3-Kent içi raylı sistem: Türkiye’nin bugüne kadar 10 kentinde toplamda 113 km. metro, 129 km.’si tramvay olmak üzere 242 km.’si kent içi raylı sisteme sahip. Türkiye toplamının 2012 yılında sahip olduğu metro sistemi, 2002’de Tahran’ın ulaşmış olduğu 120 km.’lik toplamın altında ve 1890’da Londra’nın sahip olduğu hattın neredeyse dörtte biri!
Anlayacağınız, bugün duble yollara harcanan parayla daha fazla demiryoluna sahip olur, hızlı tren hattı bugünün 10 katına ulaşabilirdi. Kalan parayla toplam raylı sistemlerimizi dörde katlayabilir, kent içi ulaşım sorunlarımızı hayal ettiğimizden öte bir noktaya taşıyabilirdik!

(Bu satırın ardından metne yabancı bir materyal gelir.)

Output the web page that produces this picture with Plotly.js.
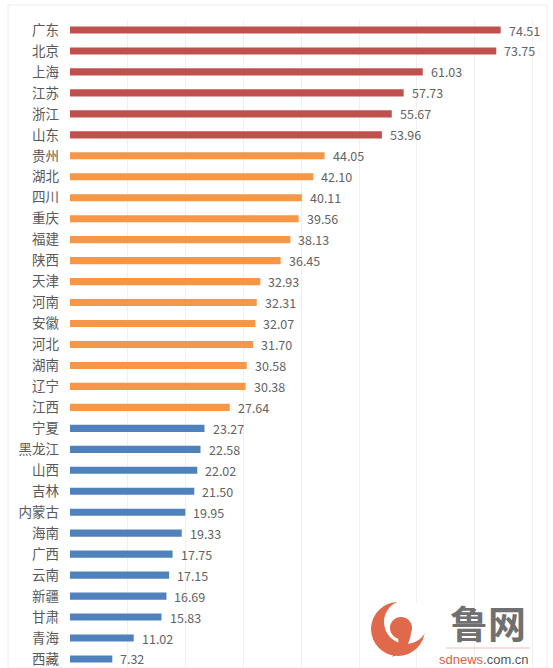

Perşembeye Cadde’de: Duble yollar bize neleri kaybettiriyor?
BiSiKLET YOLU DA ÇIKARDI
* Bugün Avrupa’da 44 bin km.’ye ulaşan bisiklet yol ağı Eurovelo’nun 60 bin km’ye ulaşması hedefleniyor.
* Türkiye’deyse bisiklet yolları, ‘para olmadığı’, ‘kentlerin uygun olmadığı’ gibi nedenlerle sürekli görmezden geliniyor.
* Duble yollara harcamak yerine yukarıda bahsedilen demiryolu, hızlı tren ve kent içi raylı sistemlere ek olarak Avrupa’nın toplam bisiklet yol ağının üçte birine sahip olabilirdik!
* Bir başka deyişle bugün eklenen duble yol uzunluğuna eşit 15 bin km.’lik bir bisiklet yolu ağına sahip olabilirdik.